Des blagues pourries et des jeux de mots à n'en plus finir
Des collègues de concours bienveillants et attentifs, des partenaires pour avancer dans les études comme le boulot
Des voyages sur les canapés des autres, des autres sur vos canapés. Ne serait-ce que pour les bonheurs des petits-déjeuners ensemble
Des sourires compulsifs derrières les vitres qui bougent, qu'elles soient de train, d'avion, de voiture
Des tables partagées et de l'invention dans la casserole
Des ventres noués d'envies nouvelles
De la famille et des amis qui (au choix) débattent et redébattent, vous hystérisent sans cesse avec lectures et liens internet, traduisent leurs fins de phrase en anglais, vous appellent ou vous écrivent parfois sans raison précise, vous font aimer les silences complices, chantent, écrivent, dansent, rient de ce rire si clair et si neuf à chaque fois, ne vous en veulent jamais d'être vous même (même quand ça implique des sautes d'humeur, de doute, des problèmes de place, des blagues nulles et de l'electro tzigane)

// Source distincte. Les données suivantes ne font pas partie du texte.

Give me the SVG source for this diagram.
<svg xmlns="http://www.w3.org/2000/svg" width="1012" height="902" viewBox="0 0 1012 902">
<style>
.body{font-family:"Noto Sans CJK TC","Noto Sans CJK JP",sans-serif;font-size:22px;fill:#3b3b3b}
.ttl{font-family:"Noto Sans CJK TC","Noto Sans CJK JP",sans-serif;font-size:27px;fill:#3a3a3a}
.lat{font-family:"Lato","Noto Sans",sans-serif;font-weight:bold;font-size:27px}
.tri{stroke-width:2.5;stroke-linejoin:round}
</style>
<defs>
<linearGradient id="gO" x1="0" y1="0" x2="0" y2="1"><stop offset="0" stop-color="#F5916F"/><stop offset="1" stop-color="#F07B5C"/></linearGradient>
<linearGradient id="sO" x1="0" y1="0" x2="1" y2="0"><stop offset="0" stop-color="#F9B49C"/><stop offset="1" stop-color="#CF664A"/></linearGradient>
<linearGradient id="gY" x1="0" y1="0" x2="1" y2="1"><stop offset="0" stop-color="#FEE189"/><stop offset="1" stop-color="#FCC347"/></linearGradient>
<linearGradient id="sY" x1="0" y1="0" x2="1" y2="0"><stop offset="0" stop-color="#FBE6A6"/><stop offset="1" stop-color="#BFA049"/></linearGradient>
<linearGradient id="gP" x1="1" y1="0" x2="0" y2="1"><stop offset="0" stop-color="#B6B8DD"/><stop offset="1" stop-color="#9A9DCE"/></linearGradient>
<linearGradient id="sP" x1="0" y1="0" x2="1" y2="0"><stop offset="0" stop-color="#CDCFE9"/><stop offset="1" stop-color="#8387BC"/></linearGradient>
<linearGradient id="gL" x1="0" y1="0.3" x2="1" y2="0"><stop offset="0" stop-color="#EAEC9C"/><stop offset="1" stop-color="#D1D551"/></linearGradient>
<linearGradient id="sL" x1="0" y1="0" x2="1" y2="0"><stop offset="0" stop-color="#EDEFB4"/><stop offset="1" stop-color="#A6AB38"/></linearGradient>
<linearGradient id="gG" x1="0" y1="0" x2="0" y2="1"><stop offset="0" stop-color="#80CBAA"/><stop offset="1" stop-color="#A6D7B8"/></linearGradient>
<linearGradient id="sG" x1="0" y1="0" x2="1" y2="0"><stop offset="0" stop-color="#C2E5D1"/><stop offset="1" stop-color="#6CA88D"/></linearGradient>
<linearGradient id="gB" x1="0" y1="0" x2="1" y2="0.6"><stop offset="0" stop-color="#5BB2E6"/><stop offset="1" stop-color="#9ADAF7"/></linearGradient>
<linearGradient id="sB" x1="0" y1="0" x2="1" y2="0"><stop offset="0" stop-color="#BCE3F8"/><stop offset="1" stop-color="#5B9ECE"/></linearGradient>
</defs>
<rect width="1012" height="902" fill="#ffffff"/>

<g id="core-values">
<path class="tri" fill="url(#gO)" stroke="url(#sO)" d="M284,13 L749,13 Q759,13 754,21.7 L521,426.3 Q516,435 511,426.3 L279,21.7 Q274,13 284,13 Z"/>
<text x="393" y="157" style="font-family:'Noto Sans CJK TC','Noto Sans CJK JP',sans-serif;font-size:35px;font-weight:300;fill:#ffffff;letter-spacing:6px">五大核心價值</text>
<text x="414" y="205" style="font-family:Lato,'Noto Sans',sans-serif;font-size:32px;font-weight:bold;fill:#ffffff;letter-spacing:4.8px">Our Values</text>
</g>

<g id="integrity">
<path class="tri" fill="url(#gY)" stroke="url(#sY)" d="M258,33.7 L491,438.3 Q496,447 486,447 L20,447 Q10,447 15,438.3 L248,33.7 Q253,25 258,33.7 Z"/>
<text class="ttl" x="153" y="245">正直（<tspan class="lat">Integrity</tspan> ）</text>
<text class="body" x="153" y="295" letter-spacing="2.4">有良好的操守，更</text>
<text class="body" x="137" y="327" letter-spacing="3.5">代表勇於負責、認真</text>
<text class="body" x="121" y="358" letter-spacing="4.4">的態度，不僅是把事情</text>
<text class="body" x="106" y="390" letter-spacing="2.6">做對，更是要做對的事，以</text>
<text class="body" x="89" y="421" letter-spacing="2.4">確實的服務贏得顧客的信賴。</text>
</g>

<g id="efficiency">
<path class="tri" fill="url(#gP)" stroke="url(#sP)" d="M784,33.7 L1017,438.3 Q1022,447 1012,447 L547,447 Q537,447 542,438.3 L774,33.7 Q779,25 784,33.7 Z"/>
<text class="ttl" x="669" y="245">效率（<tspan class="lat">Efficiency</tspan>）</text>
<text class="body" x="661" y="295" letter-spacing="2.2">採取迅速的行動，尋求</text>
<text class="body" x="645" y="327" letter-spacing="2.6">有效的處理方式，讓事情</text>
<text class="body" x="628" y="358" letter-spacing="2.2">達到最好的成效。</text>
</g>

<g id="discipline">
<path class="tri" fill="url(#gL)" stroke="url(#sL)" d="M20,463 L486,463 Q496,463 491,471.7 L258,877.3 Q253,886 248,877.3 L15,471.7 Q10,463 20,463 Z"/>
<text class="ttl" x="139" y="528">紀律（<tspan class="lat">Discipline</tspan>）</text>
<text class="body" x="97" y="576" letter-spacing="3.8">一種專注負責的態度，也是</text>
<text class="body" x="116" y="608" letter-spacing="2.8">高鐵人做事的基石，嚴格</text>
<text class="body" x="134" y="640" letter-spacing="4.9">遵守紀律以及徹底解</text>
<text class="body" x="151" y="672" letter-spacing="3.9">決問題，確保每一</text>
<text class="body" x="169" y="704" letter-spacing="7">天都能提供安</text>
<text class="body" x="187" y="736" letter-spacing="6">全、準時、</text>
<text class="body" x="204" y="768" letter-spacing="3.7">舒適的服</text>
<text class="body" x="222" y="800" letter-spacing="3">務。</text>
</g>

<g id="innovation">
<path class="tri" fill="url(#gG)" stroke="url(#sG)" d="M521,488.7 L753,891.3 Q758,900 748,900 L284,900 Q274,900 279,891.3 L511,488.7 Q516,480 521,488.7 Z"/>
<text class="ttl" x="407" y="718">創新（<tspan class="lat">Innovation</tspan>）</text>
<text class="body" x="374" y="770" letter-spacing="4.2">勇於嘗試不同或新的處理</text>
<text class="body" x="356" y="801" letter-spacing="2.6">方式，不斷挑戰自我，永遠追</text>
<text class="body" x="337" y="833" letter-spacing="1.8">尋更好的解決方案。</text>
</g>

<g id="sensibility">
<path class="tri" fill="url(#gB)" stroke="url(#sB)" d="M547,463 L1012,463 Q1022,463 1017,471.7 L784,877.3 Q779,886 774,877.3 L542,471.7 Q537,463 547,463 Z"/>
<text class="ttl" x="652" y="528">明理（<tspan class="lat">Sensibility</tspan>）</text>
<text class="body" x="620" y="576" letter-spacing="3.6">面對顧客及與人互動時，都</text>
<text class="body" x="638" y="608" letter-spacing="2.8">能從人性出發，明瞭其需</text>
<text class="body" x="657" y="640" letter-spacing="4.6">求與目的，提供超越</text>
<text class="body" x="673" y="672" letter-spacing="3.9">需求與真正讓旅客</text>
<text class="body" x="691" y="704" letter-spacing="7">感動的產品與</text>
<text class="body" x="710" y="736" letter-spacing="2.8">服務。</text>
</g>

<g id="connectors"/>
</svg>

Des jeux pour être présents, ensembles. 
Des grasses matinées à savoir que des sourires se dessinent juste à côté
Des films suivis de grands silences ou de discussions interminables.
Des pas de danses, même minimes ou esquissés
Des thés nuageux entourés de confidences
Des amours de toutes sortes, et de toutes tailles, quelles que soit leurs formes
De la solitude qui ne soit pas de l'isolement
Des débats qui ne soient pas des disputes
Des doutes qui ne soient pas des chutes
Des compagnies qui ne soient pas des invasions
Des sommeils qui ne soient pas des comas
Des liens qui ne soient pas des chaînes
Des silences qui ne soient pas des gouffres
Des frémissements qui ne soient pas terreur
Des folies qui ne soient pas alienation
Des forces qui ne soient pas sans faiblesses (et inversement)

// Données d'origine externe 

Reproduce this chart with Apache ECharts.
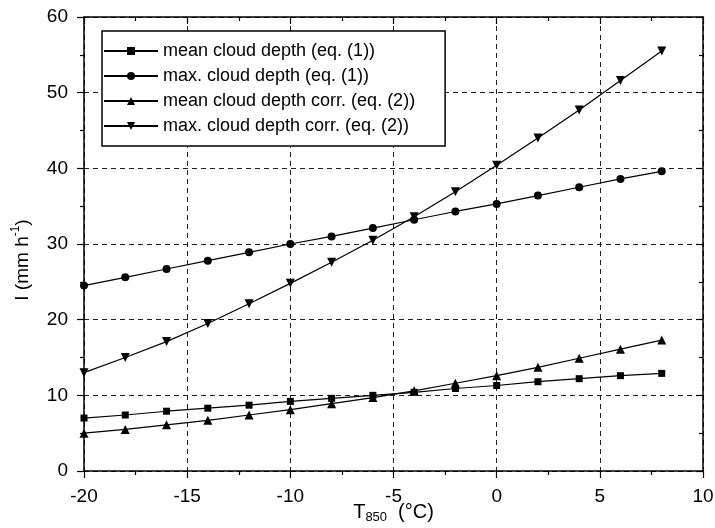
<!DOCTYPE html>
<html>
<head>
<meta charset="utf-8">
<script src="https://cdn.jsdelivr.net/npm/echarts@6/dist/echarts.min.js"></script>
<style>
  html, body { margin: 0; padding: 0; background: #fff; }
  #chart { width: 715px; height: 528px; }
</style>
</head>
<body>
<div id="chart"></div>
<script>
// temperature T850 (°C)
var temps = [-20, -18, -16, -14, -12, -10, -8, -6, -4, -2, 0, 2, 4, 6, 8]
var meanDepth = [7.0, 7.4, 7.9, 8.3, 8.7, 9.2, 9.6, 10.0, 10.4, 10.9, 11.3, 11.8, 12.2, 12.6, 12.9]
var maxDepth = [24.5, 25.6, 26.7, 27.8, 28.9, 30.0, 31.0, 32.1, 33.2, 34.3, 35.3, 36.4, 37.5, 38.6, 39.6]
var meanDepthCorr = [5.0, 5.5, 6.1, 6.7, 7.4, 8.1, 8.9, 9.7, 10.6, 11.6, 12.6, 13.7, 14.9, 16.1, 17.3]
var maxDepthCorr = [13.0, 15.0, 17.1, 19.5, 22.1, 24.8, 27.6, 30.5, 33.6, 36.9, 40.4, 44.0, 47.7, 51.6, 55.5]
var seriesNames = [
  'mean cloud depth (eq. (1))',
  'max. cloud depth (eq. (1))',
  'mean cloud depth corr. (eq. (2))',
  'max. cloud depth corr. (eq. (2))'
]

var font = 'Liberation Sans'

function pairs(vals) {
  return temps.map(function (t, i) { return [t, vals[i]] })
}

function makeSeries(name, vals, symbol, rotate, size) {
  return {
    name: name,
    type: 'line',
    xAxisIndex: 0,
    yAxisIndex: 0,
    data: pairs(vals),
    symbol: symbol,
    symbolRotate: rotate,
    symbolSize: size,
    showSymbol: true,
    itemStyle: { color: '#000' },
    lineStyle: { color: '#000', width: 1.2 },
    animation: false
  }
}

var dashed = { show: true, lineStyle: { color: '#222', width: 1, type: [5, 4] } }

// frame axes (top / right) only carry ticks, pointing inward
function frameAxis(extra) {
  return Object.assign({
    type: 'value',
    axisLine: { show: true, onZero: false, lineStyle: { color: '#000', width: 1.5 } },
    axisTick: { inside: true, length: 7, lineStyle: { color: '#000', width: 1.2 } },
    minorTick: { show: true, splitNumber: 2, length: 4, lineStyle: { color: '#000', width: 1.2 } },
    axisLabel: { show: false },
    splitLine: { show: false }
  }, extra)
}

var chart = echarts.init(document.getElementById('chart'))
chart.setOption({
  backgroundColor: '#fff',
  grid: { left: 84, right: 12, top: 17, bottom: 57, outerBoundsMode: 'none' },
  legend: {
    orient: 'vertical',
    left: 102,
    top: 31,
    itemWidth: 54,
    itemHeight: 10,
    itemGap: 7,
    padding: [11, 30, 11, 1],
    borderColor: '#000',
    borderWidth: 1.5,
    backgroundColor: '#fff',
    textStyle: { fontFamily: font, fontSize: 18, color: '#000' },
    data: seriesNames
  },
  xAxis: [{
    type: 'value',
    min: -20, max: 10, interval: 5,
    axisLine: { show: true, onZero: false, lineStyle: { color: '#000', width: 1.5 } },
    axisTick: { inside: false, length: 7, lineStyle: { color: '#000', width: 1.2 } },
    minorTick: { show: true, splitNumber: 2, length: 4, lineStyle: { color: '#000', width: 1.2 } },
    axisLabel: { fontFamily: font, fontSize: 19, color: '#000', margin: 16 },
    splitLine: dashed,
    name: '{a|T}{sub|850}{a|(°C)}',
    nameLocation: 'middle',
    nameGap: 31,
    nameMoveOverlap: false,
    nameTextStyle: {
      rich: {
        a: { fontFamily: font, fontSize: 20, color: '#000', verticalAlign: 'top', lineHeight: 22 },
        sub: { fontFamily: font, fontSize: 13, color: '#000', verticalAlign: 'bottom', lineHeight: 22, padding: [7, 11, 0, 0] }
      }
    }
  }, frameAxis({ position: 'top', min: -20, max: 10, interval: 5 })],
  yAxis: [{
    type: 'value',
    min: 0, max: 60, interval: 10,
    axisLine: { show: true, onZero: false, lineStyle: { color: '#000', width: 1.5 } },
    axisTick: { inside: false, length: 7, lineStyle: { color: '#000', width: 1.2 } },
    minorTick: { show: true, splitNumber: 2, length: 4, lineStyle: { color: '#000', width: 1.2 } },
    axisLabel: { fontFamily: font, fontSize: 19, color: '#000', margin: 16 },
    splitLine: dashed,
    name: '{a|I (mm h}{sup|-1}{a|)}',
    nameLocation: 'middle',
    nameRotate: 90,
    nameGap: 52,
    nameMoveOverlap: false,
    nameTextStyle: {
      padding: [0, 32, 0, 0],
      rich: {
        a: { fontFamily: font, fontSize: 19, color: '#000', lineHeight: 22, verticalAlign: 'bottom' },
        sup: { fontFamily: font, fontSize: 12, color: '#000', lineHeight: 22, verticalAlign: 'top' }
      }
    }
  }, frameAxis({ position: 'right', min: 0, max: 60, interval: 10 })],
  series: [
    makeSeries(seriesNames[0], meanDepth, 'rect', 0, 7),
    makeSeries(seriesNames[1], maxDepth, 'circle', 0, 8),
    makeSeries(seriesNames[2], meanDepthCorr, 'triangle', 0, 9),
    makeSeries(seriesNames[3], maxDepthCorr, 'triangle', 180, 9)
  ]
})
</script>
</body>
</html>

Des jours et des nuits, justement, simplement

lundi 2 janvier 2012

Retours

Quand je suis partie, il faisait déjà nuit, presque, et beaucoup plus froid que ce matin. 

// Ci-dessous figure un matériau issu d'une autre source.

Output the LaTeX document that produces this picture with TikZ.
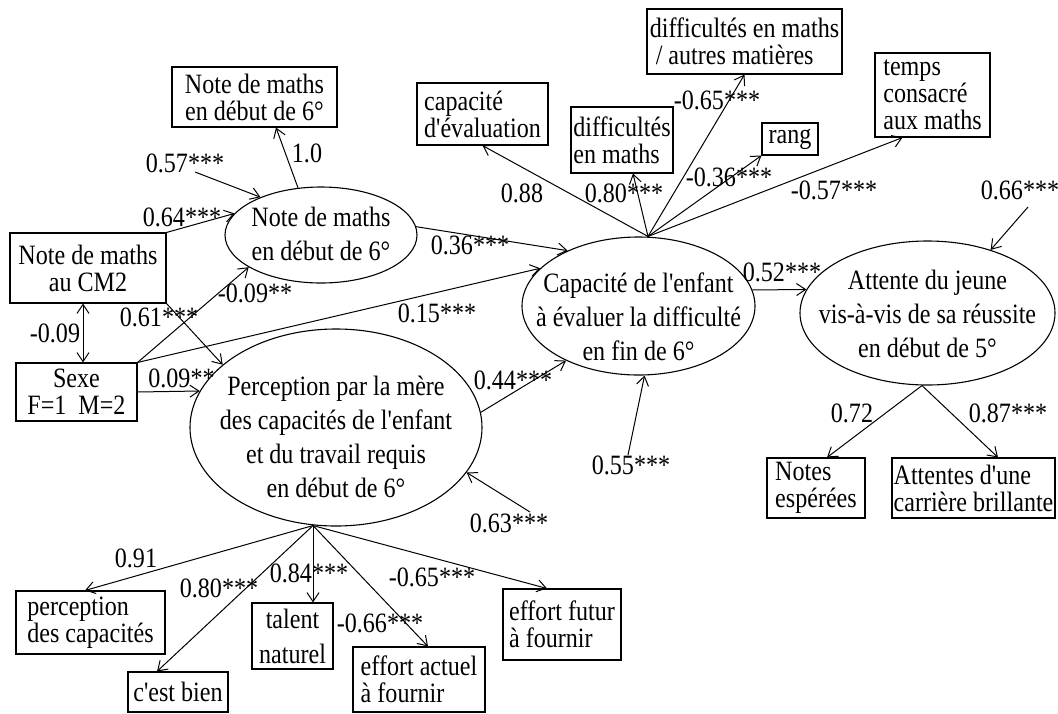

J'ai dit "salut" une dixième ou onzième fois, au moins, et je suis partie. Dans la voiture bleue, j'ai tourné au coin de la rue, le ventre noué.
Quand je me suis aperçue que le ciel avait très exactement ces nuances de bleus très profondes, entre l'azur et le marine, qu'il avait le soir où je me suis mise à regarder, j'ai eu un choc. Les lampadaires avaient le même impact et les feux des voitures aussi. Et je ne savais plus si c'était la déchirure ou la beauté qui me donnait envie de pleurer. Je me suis dit que j'étais faite pour contempler peut-être. 
Quand je me suis mise à pleurer, exactement au moment où les sanglots avaient trouvé leur chemin jusqu'à mes paupières et à ma gorge, une grosse radée de pluie s'est abattue sur la voiture. Puis une autre et encore une, puis des gouttes plus régulières. C'était fou, tellement que j'ai souri dans mes larmes. 
Quand j'ai pris le rond point, juste après, je me suis dit que l'autoroute c'était plus commode pour pleurer. Et j'ai souri de nouveau.
Quand j'ai séché mes larmes, j'ai roulé, encore. 

Tous les beaux galets amassés ces derniers jours, et tous ces coquillages me rassurent, même s'ils me pèsent à cet instant précis. 
Je vous souhaiterai une bonne année bientôt. Mais il faut que je fasse sécher les trésors au soleil avant de les partager.